What they aren't doing yet — at least most of the time — is lounging in
the sun and sipping mojitos at white-sand-beach resorts.
American citizens have been allowed to visit Cuba on such "people to
people" trips since 2011, one of President Barack Obama's first moves
toward detente with the communist-run island — provided their scheduled
activities are sufficiently educational, and downtime is kept to a minimum.
Now, such cultural exchanges are not only expected to grow dramatically,
they are expected to become more flexible and less bureaucratic
following last week's announcement by Cuba and the U.S. that they would
work to restore normal diplomatic relations for the first time in more
than 50 years.
Obama has said the U.S. is easing the rules on visiting Cuba, and that
will mean major changes for the trips, which are currently so tightly
regulated that operators must submit extensive documentation to the
Treasury Department, including detailed justification for all activities
to prove they are sufficiently educational. That may help cut the costs
for trips that can cost much as a good used car back home.
For Americans who don't have family on the island or fit into one of the
handful of other categories for legal visits, the trips have been the
only way to visit the island. General tourism to Cuba is still
prohibited by the half-century old trade embargo, and it would take an
act of Congress to lift it.
"We can't go to the beach and drink mojitos all day," said Tony Pandola,
who was leading an eight-day trip to the island this week with Global
Expeditions of San Francisco, California, that included a guided
architecture tour of Havana.
The new Treasury Department rules have not yet been released, but a
White House statement suggests that educational travel to Cuba will now
be covered by a "general license," which means tour operators — and
perhaps individuals, depending on how the regulations are written — will
be able to head to Cuba and simply give the U.S. government their word
that they're not engaging in ordinary tourism.
Travelers may simply have to sign a form and board a charter flight,
making it easier and cheaper to visit the island, experts say.
"As long as, with integrity, they can say they're going to engage with
the Cuban people and learn about Cuba and talk about the United States,
then they don't have to do anything other than say that's what they're
doing," said John McAuliff, executive director of the Fund for
Reconciliation and Development, which has organized trips in the past.
The changes should add some flexibility to trips that tend to be pretty
wonky, less of a sun-and-sand vacation and more like a seminar. Jonathan
Anderson, a 33-year-old from Denver on the Global Expeditions tour was
spending a sunny Sunday morning in Havana on an architecture tour,
attended a dance exhibition the day before and met with a Cuban diplomat.

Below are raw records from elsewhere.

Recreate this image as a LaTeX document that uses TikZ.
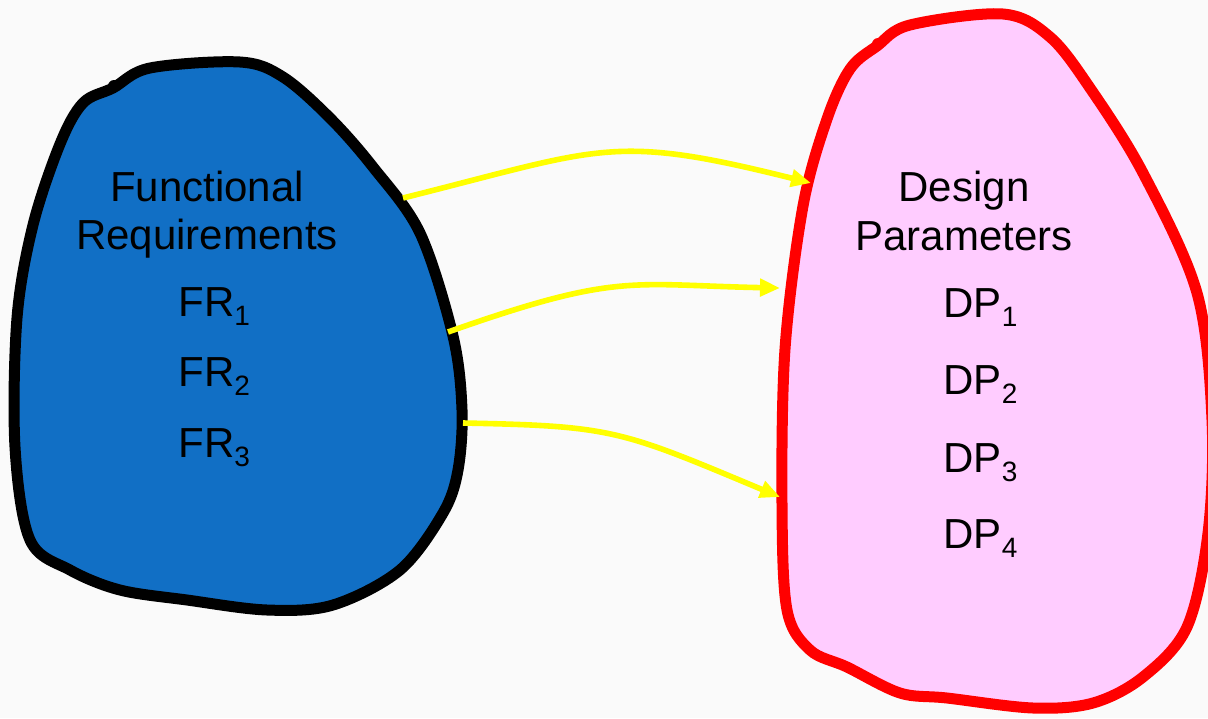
\documentclass[tikz,border=0pt]{standalone}
\usepackage{fontspec}
\setmainfont{Liberation Sans}
\usetikzlibrary{arrows.meta}

\definecolor{bgpaper}{HTML}{FAFAFA}
\definecolor{frblue}{HTML}{116FC5}
\definecolor{dppink}{HTML}{FFCCFF}
\definecolor{dpred}{HTML}{FF0000}
\definecolor{linkyellow}{HTML}{FFFF00}

% lowered, smaller index after FR / DP
\newcommand\idx[1]{\raisebox{-0.22em}{\fontsize{14}{14}\selectfont #1}}

\tikzset{
  blobline/.style={line width=5.5pt, line join=round},
  txt/.style={font=\fontsize{21}{24}\selectfont, inner sep=0pt, text=black},
  flowlink/.style={draw=linkyellow, line width=2.8pt,
    -{Triangle[length=10pt,width=8.5pt]}},
}

\begin{document}
\begin{tikzpicture}[x=0.5pt,y=-0.5pt]
\useasboundingbox (0,0) rectangle (1208,718);
\clip (0,0) rectangle (1208,718);
\fill[bgpaper] (0,0) rectangle (1208,718);

% functional domain
\draw[blobline, draw=black, fill=frblue]
  plot[smooth cycle, tension=0.55] coordinates {
    (113,88) (150,68) (240,62) (283,77) (330,118) (373,167) (420,233)
    (453,336) (462,410) (458,470) (443,513) (400,570) (333,605) (267,610)
    (187,600) (120,590) (70,570) (30,540) (15,447) (17,318) (33,225)
    (60,144) (83,103)};
\fill[black] (114,86) circle (6);

% physical domain
\draw[blobline, draw=dpred, fill=dppink]
  plot[smooth cycle, tension=0.55] coordinates {
    (877,46) (910,25) (1003,14) (1050,37) (1090,88) (1143,173)
    (1197,293) (1212,420) (1208,533) (1187,627) (1143,677) (1093,703)
    (1033,708) (947,698) (900,693) (847,667) (810,650) (787,610)
    (782,505) (785,349) (803,206) (827,119) (850,69)};
\fill[dpred] (878,44) circle (6);

% labels of the functional domain
\node[txt, anchor=base] (frhead1) at (207,201) {Functional};
\node[txt, anchor=base] (frhead2) at (207,249) {Requirements};
\node[txt, anchor=base west] (fr1) at (178,316) {FR\idx{1}};
\node[txt, anchor=base west] (fr2) at (178,386) {FR\idx{2}};
\node[txt, anchor=base west] (fr3) at (178,457) {FR\idx{3}};

% labels of the physical domain
\node[txt, anchor=base] (dphead1) at (964,201) {Design};
\node[txt, anchor=base] (dphead2) at (964,250) {Parameters};
\node[txt, anchor=base west] (dp1) at (943,317) {DP\idx{1}};
\node[txt, anchor=base west] (dp2) at (943,394) {DP\idx{2}};
\node[txt, anchor=base west] (dp3) at (943,472) {DP\idx{3}};
\node[txt, anchor=base west] (dp4) at (943,548) {DP\idx{4}};

% mapping arrows between the domains
\coordinate (m1s) at (403,198);
\coordinate (m1e) at (811,183);
\coordinate (m2s) at (448,332);
\coordinate (m2e) at (780,288);
\coordinate (m3s) at (463,423);
\coordinate (m3e) at (780,497);

\draw[flowlink] (m1s) .. controls (603,148) and (611,133) .. (m1e);
\draw[flowlink] (m2s) .. controls (618,272) and (630,285) .. (m2e);
\draw[flowlink] (m3s) .. controls (613,426) and (620,430) .. (m3e);
\end{tikzpicture}
\end{document}
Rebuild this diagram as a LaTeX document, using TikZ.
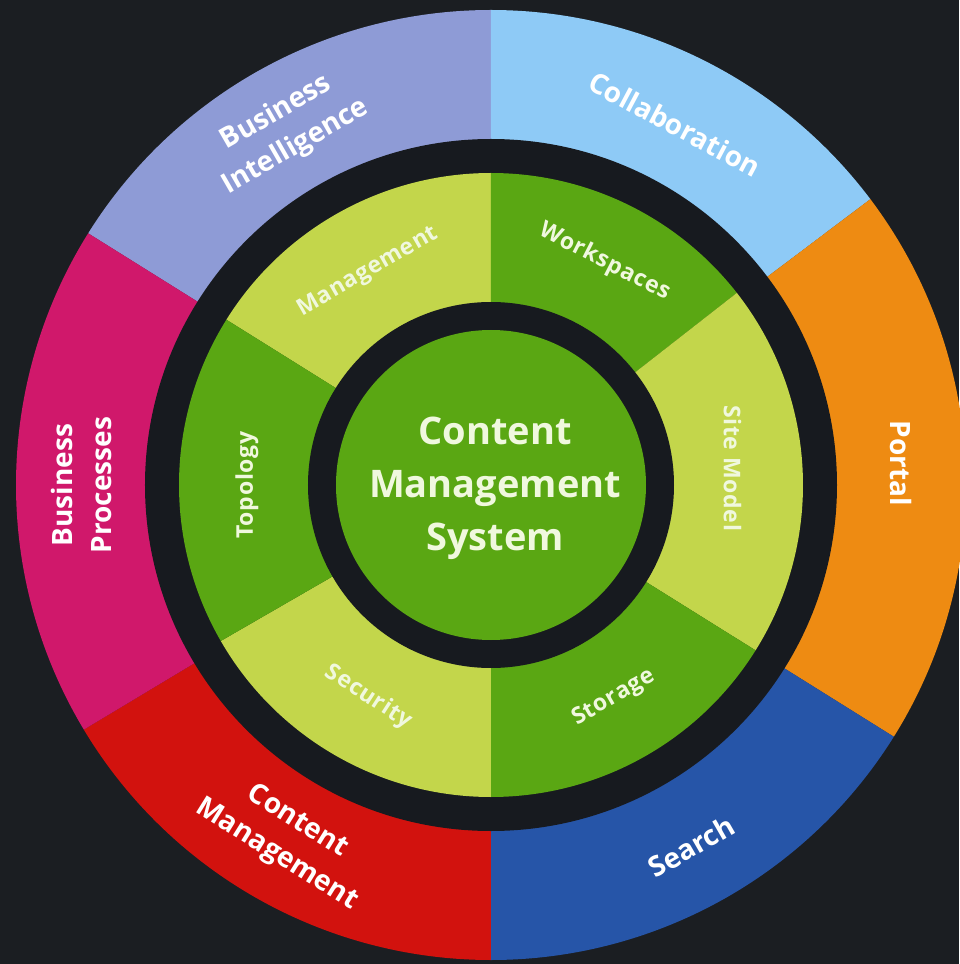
\documentclass[tikz,border=0pt]{standalone}
\usepackage{fontspec}
\setmainfont{Open Sans}
\definecolor{bgdark}{RGB}{27,30,34}
\definecolor{gapdark}{RGB}{23,26,31}
\definecolor{bicolor}{RGB}{142,155,214}
\definecolor{collabcolor}{RGB}{142,202,246}
\definecolor{portalcolor}{RGB}{238,139,18}
\definecolor{searchcolor}{RGB}{38,85,168}
\definecolor{cmcolor}{RGB}{210,18,14}
\definecolor{bpcolor}{RGB}{208,24,107}
\definecolor{lightgreen}{RGB}{195,214,75}
\definecolor{darkgreen}{RGB}{90,167,19}
\definecolor{palegreen}{RGB}{240,248,222}
\tikzset{
  ringlabel/.style={text=white, inner sep=0pt, align=center,
    font=\bfseries\fontsize{28}{39}\selectfont},
  sublabel/.style={text=palegreen, inner sep=0pt,
    font=\bfseries\fontsize{23}{27}\selectfont\addfontfeature{LetterSpace=3}},
  hublabel/.style={text=palegreen, inner sep=0pt, align=center,
    font=\bfseries\fontsize{38}{53}\selectfont}
}
\begin{document}
\begin{tikzpicture}[x=1pt,y=1pt]
\useasboundingbox (-491,-479) rectangle (468,485);
\fill[bgdark] (-491,-479) rectangle (468,485);
% outer ring
\foreach \a/\b/\col in {90/148/bicolor,37/90/collabcolor,-32/37/portalcolor,-90/-32/searchcolor,211/270/cmcolor,148/211/bpcolor}
  \fill[\col] (0,0) -- (\a:475pt) arc[start angle=\a, end angle=\b, radius=475pt] -- cycle;
\fill[gapdark] (0,0) circle[radius=346pt];
% inner ring
\foreach \a/\b/\col in {90/148/lightgreen,38/90/darkgreen,-32/38/lightgreen,-90/-32/darkgreen,210/270/lightgreen,148/210/darkgreen}
  \fill[\col] (0,0) -- (\a:312pt) arc[start angle=\a, end angle=\b, radius=312pt] -- cycle;
\fill[gapdark] (0,0) circle[radius=183pt];
\fill[darkgreen] (0,0) circle[radius=155pt];
% labels
\node[ringlabel, rotate=30] (bi) at (120:410pt) {Business\\Intelligence};
\node[ringlabel, rotate=-28] (collab) at (63:405pt) {Collaboration};
\node[ringlabel, rotate=-90] (portal) at (3:411pt) {Portal};
\node[ringlabel, rotate=30] (search) at (-61:413pt) {Search};
\node[ringlabel, rotate=-32] (cm) at (240:408pt) {Content\\Management};
\node[ringlabel, rotate=90] (bp) at (180:409pt) {Business\\Processes};
\node[sublabel, rotate=30] (mgmt) at (120:246pt) {Management};
\node[sublabel, rotate=-27] (work) at (63:250pt) {Workspaces};
\node[sublabel, rotate=-90] (site) at (4:242pt) {Site Model};
\node[sublabel, rotate=30] (store) at (-60:246pt) {Storage};
\node[sublabel, rotate=-33] (secu) at (240:245pt) {Security};
\node[sublabel, rotate=90] (topo) at (180:244pt) {Topology};
\node[hublabel] (cms) at (4,-3) {Content\\Management\\System};
\end{tikzpicture}
\end{document}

"It's not very, very regimented because we can go out and see things but
we have to conform to the rules," said Anderson, who was on an eight-day
trip with his parents that cost them about $6,000 each, including a
charter flight to the island. "But we're not on a leash. We can wander
around."
There are already scores of trips on all sorts of topics: baseball,
architecture, dance, photography, bird-watching, cigars, churches,
visits to colonial cities and to scenic rural parks. Visitors can run in
the Havana Marathon or cheer for the Industriales baseball team.
Critics sometimes complain that the trips already veer into tourism,
with occasional group chats and lectures on politics and culture thrown in.
And while education is the primary purpose of these trips, some
travelers readily admit the appeal of Cuba is a mix of the exotic and
the basic desire for sunny weather.
"I thought, OK, I'm going to go somewhere I have no idea about, that has
music that I'm going to learn about that I really don't have any idea
about," said Katja Von Tiesenhausen, a 41-year-old emergency room doctor
from Boston who was on a tour that included the Havana Jazz Festival.
Obama said Wednesday that "people-to-people" was a way to "empower the
Cuban people." At the same time, a surge in U.S. travel could funnel
sorely needed cash to a tourism industry run mostly by what Obama
described Friday as "a regime that represses its people."
But that hasn't stopped many Americans from traveling to Cuba through a
third country and keeping quiet about it when they go through
immigration and customs upon arrival back in the United States.